ANU Chancellor Julie Bishop, in her 26 July 2023 National Press Club tour d’horizon, agreed with Foreign Minister Penny Wong that war over Taiwan would be a catastrophe. She hoped that Australia would adopt the role of interlocutor between the US and China. This is unlikely unless Australia makes a correction to its China policy. Can Australia, as a genuine interlocutor, mediate while building alliances and calling into question its own treaty obligations to China? China is not trying to create its own world order! It is firmly anchored in the existing rule-based order, emphasising mutual respect and reciprocity between equal sovereigns within the UN’s collective security. Australian policy ought clearly and forthrightly to live up to its legal commitment affirming the “one China policy”. War and the negation of the legitimacy of the Chinese state, would confound international law and invite the paralysis of the UN Security Council.

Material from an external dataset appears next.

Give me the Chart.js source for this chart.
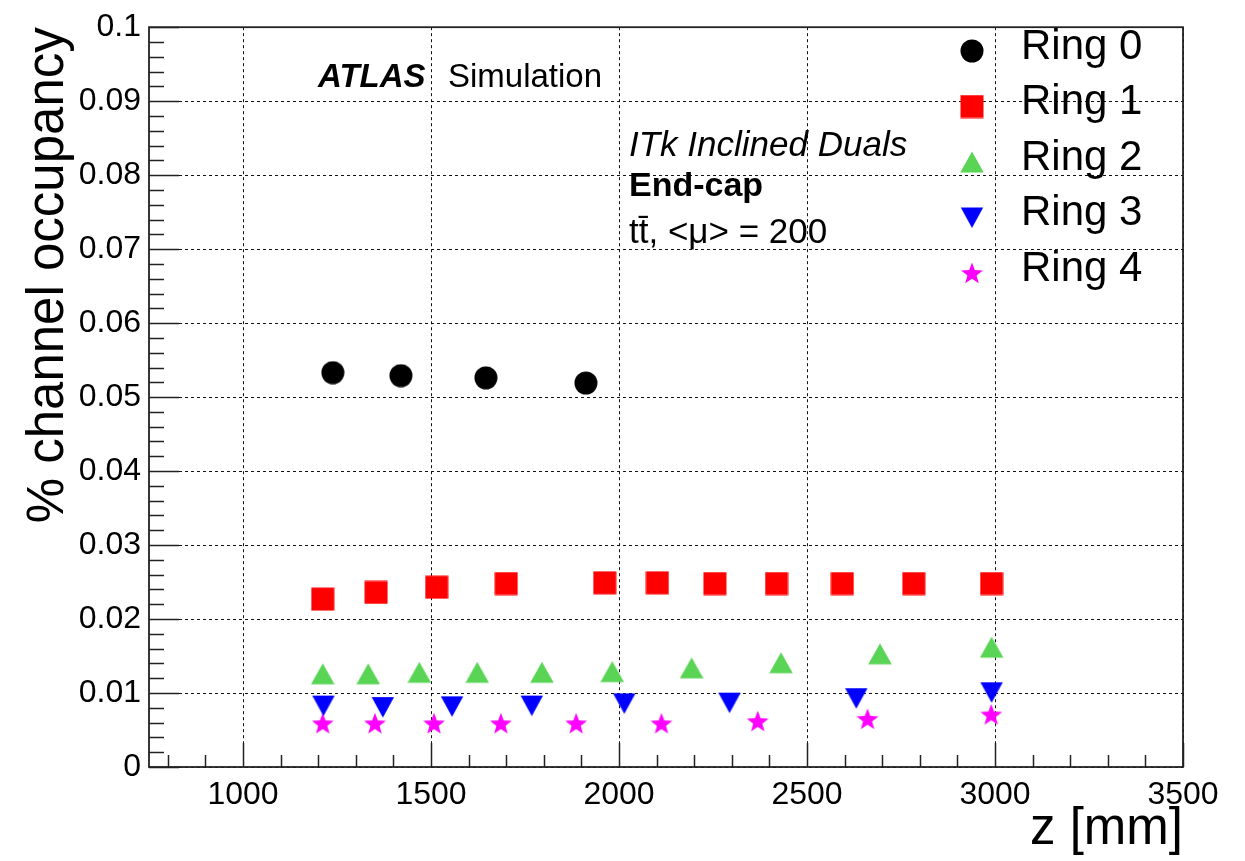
<!DOCTYPE html>
<html>
<head>
<meta charset="utf-8">
<script src="https://cdn.jsdelivr.net/npm/chart.js@4"></script>
<style>
  html, body { margin: 0; padding: 0; background: #fff; }
</style>
</head>
<body>
<canvas id="occupancyChart" width="1245" height="861"></canvas>
<script>
const ringNames = ['Ring 0', 'Ring 1', 'Ring 2', 'Ring 3', 'Ring 4']
const ringColors = ['#000000', '#ff0000', '#59d454', '#0000ff', '#ff00ff']

const ring0Z = [1239, 1420, 1646, 1912]
const ring0Occ = [0.0533, 0.0529, 0.0526, 0.0519]

const ring1Z = [1212, 1354, 1515, 1700, 1962, 2102, 2255, 2419, 2594, 2784, 2991]
const ring1Occ = [0.0227, 0.0236, 0.0243, 0.0248, 0.0249, 0.0249, 0.0248, 0.0248, 0.0248, 0.0248, 0.0248]

const ring2Z = [1212, 1333, 1469, 1623, 1795, 1982, 2193, 2431, 2694, 2991]
const ring2Occ = [0.0126, 0.0126, 0.0128, 0.0128, 0.0128, 0.0129, 0.0134, 0.0141, 0.0153, 0.0162]

const ring3Z = [1214, 1372, 1556, 1768, 2014, 2294, 2631, 2991]
const ring3Occ = [0.0083, 0.0081, 0.0082, 0.0083, 0.0086, 0.0087, 0.0093, 0.0101]

const ring4Z = [1212, 1351, 1508, 1686, 1886, 2113, 2369, 2661, 2990]
const ring4Occ = [0.0059, 0.0059, 0.0059, 0.0059, 0.0059, 0.0059, 0.0062, 0.0065, 0.0071]

const zTicks = [1000, 1500, 2000, 2500, 3000, 3500]
const zTickLabels = ['1000', '1500', '2000', '2500', '3000', '3500']
const occTicks = [0, 0.01, 0.02, 0.03, 0.04, 0.05, 0.06, 0.07, 0.08, 0.09, 0.1]
const occTickLabels = ['0', '0.01', '0.02', '0.03', '0.04', '0.05', '0.06', '0.07', '0.08', '0.09', '0.1']

const FONT = '"Liberation Sans", Arial, Helvetica, sans-serif'

// small filled markers, drawn once and reused as point styles
function makeMarker(kind, color) {
  const size = 24
  const c = document.createElement('canvas')
  c.width = size
  c.height = size
  const g = c.getContext('2d')
  const h = size / 2
  g.fillStyle = color
  g.beginPath()
  if (kind === 'circle') {
    g.arc(h, h, 11.5, 0, Math.PI * 2)
  } else if (kind === 'square') {
    g.rect(0.5, 0.5, 23, 23)
  } else if (kind === 'up') {
    g.moveTo(h, 1.5); g.lineTo(23.8, 22.5); g.lineTo(0.2, 22.5)
  } else if (kind === 'down') {
    g.moveTo(0.8, 2); g.lineTo(23.2, 2); g.lineTo(h, 22.5)
  } else if (kind === 'star') {
    for (let k = 0; k < 10; k++) {
      const r = k % 2 === 0 ? 11.5 : 4.8
      const a = -Math.PI / 2 + k * Math.PI / 5
      const px = h + r * Math.cos(a), py = h + 1 + r * Math.sin(a)
      if (k === 0) g.moveTo(px, py); else g.lineTo(px, py)
    }
    g.closePath()
  }
  g.fill()
  return c
}

const markerKinds = ['circle', 'square', 'up', 'down', 'star']
const ringZ = [ring0Z, ring1Z, ring2Z, ring3Z, ring4Z]
const ringOcc = [ring0Occ, ring1Occ, ring2Occ, ring3Occ, ring4Occ]

const datasets = ringNames.map((name, i) => ({
  label: name,
  data: ringZ[i].map((z, j) => ({x: z, y: ringOcc[i][j]})),
  pointStyle: makeMarker(markerKinds[i], ringColors[i]),
  pointRadius: 12,
  backgroundColor: ringColors[i],
  borderColor: ringColors[i],
  showLine: false
}))

// ticks on the inside of the frame, plus the frame itself
const frameTicks = {
  id: 'frameTicks',
  afterDraw(chart) {
    const {ctx, chartArea: a, scales: {x, y}} = chart
    ctx.save()
    ctx.strokeStyle = '#222'
    ctx.lineWidth = 1.5
    ctx.beginPath()
    for (let v = 800; v <= 3500; v += 100) {
      const px = Math.round(x.getPixelForValue(v)) + 0.5
      const len = v % 500 === 0 ? 24 : 12
      ctx.moveTo(px, a.bottom)
      ctx.lineTo(px, a.bottom - len)
    }
    for (let k = 0; k <= 50; k++) {
      const py = Math.round(y.getPixelForValue(k * 0.002)) + 0.5
      const len = k % 5 === 0 ? 30 : 15
      ctx.moveTo(a.left, py)
      ctx.lineTo(a.left + len, py)
    }
    ctx.stroke()
    ctx.lineWidth = 1.8
    ctx.strokeRect(a.left, a.top, a.right - a.left, a.bottom - a.top)
    ctx.restore()
  }
}

// ATLAS label and the run description
const labels = {
  id: 'labels',
  afterDraw(chart) {
    const ctx = chart.ctx
    ctx.save()
    ctx.fillStyle = '#000'
    ctx.textBaseline = 'alphabetic'
    ctx.textAlign = 'left'
    ctx.font = 'bold italic 33px ' + FONT
    ctx.fillText('ATLAS', 318, 87)
    ctx.font = '33px ' + FONT
    ctx.fillText('Simulation', 448, 87)
    ctx.font = 'italic 35px ' + FONT
    ctx.fillText('ITk Inclined Duals', 629, 156)
    ctx.font = 'bold 34px ' + FONT
    ctx.fillText('End-cap', 629, 196)
    ctx.font = '35px ' + FONT
    ctx.fillText('t\u0074\u0304, <\u03bc> = 200', 629, 243)
    ctx.restore()
  }
}

// legend in the top right corner of the frame, no box
const ringLegend = {
  id: 'ringLegend',
  afterDraw(chart) {
    const ctx = chart.ctx
    ctx.save()
    ctx.fillStyle = '#000'
    ctx.font = '42px ' + FONT
    ctx.textBaseline = 'middle'
    ctx.textAlign = 'left'
    chart.data.datasets.forEach((ds, i) => {
      const cy = 51 + i * 55.5
      const img = ds.pointStyle
      ctx.drawImage(img, 972 - img.width / 2, cy - img.height / 2)
      ctx.fillText(ds.label, 1021, cy - 4)
    })
    ctx.restore()
  }
}

const chart = new Chart(document.getElementById('occupancyChart'), {
  type: 'scatter',
  data: {datasets: datasets},
  options: {
    responsive: false,
    animation: false,
    events: [],
    layout: {padding: {top: 22, right: 62, left: 0, bottom: 0}},
    plugins: {legend: {display: false}, tooltip: {enabled: false}},
    scales: {
      x: {
        type: 'linear',
        min: 750,
        max: 3500,
        z: 1,
        afterFit: s => { s.height = 94 },
        afterBuildTicks: s => { s.ticks = zTicks.map(v => ({value: v})) },
        ticks: {
          padding: 9,
          color: '#000',
          maxRotation: 0,
          autoSkip: false,
          font: {family: FONT, size: 32},
          callback: (v, i) => zTickLabels[i]
        },
        grid: {color: '#111', lineWidth: 1, drawTicks: false},
        border: {display: false, dash: [3, 3]},
        title: {
          display: true,
          text: 'z [mm]',
          align: 'end',
          color: '#000',
          font: {family: FONT, size: 51},
          padding: {top: 0, bottom: 0}
        }
      },
      y: {
        type: 'linear',
        min: 0,
        max: 0.1,
        z: 1,
        afterFit: s => { s.width = 149 },
        afterBuildTicks: s => { s.ticks = occTicks.map(v => ({value: v})) },
        ticks: {
          padding: 8,
          color: '#000',
          autoSkip: false,
          font: {family: FONT, size: 32},
          callback: (v, i) => occTickLabels[i]
        },
        grid: {color: '#111', lineWidth: 1, drawTicks: false},
        border: {display: false, dash: [3, 3]},
        title: {
          display: true,
          text: '% channel occupancy',
          align: 'end',
          color: '#000',
          font: {family: FONT, size: 51},
          padding: {top: 18, bottom: 0}
        }
      }
    }
  },
  plugins: [frameTicks, labels, ringLegend]
})
</script>
</body>
</html>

Xi Jinping supports an inclusive, non-belligerent approach, “Countries should foster partnerships based on dialogue, non-confrontation and non-alliance.” Is containment to be preferred to engagement? Morrison’s “arc of alliances” needs to be repudiated. The Chinese do not really want to go to war in Taiwan and the claim that they want to create their own international order is dubious. Thrusting NATO into the Indo-Pacific undermines Chinese trust. It does not serve the “international rules-based order” to push the Chinese towards war.
Fifty years after ping-pong diplomacy some people still look for “Reds under the bed” rather than engaging one of the world’s most sophisticated civilisations. Perhaps, Taiwan is the “small issue”? “Partnership” within a “community of shared future of mankind” is not an inherently bad idea. Rather than returning to a pathologically binary state of affairs that undercuts the robust multilateral response to increasingly dangerous regional and international crisis is it not better to have the PRC, on the basis of the one-China policy, inside, rather than outside, the international rules-based order?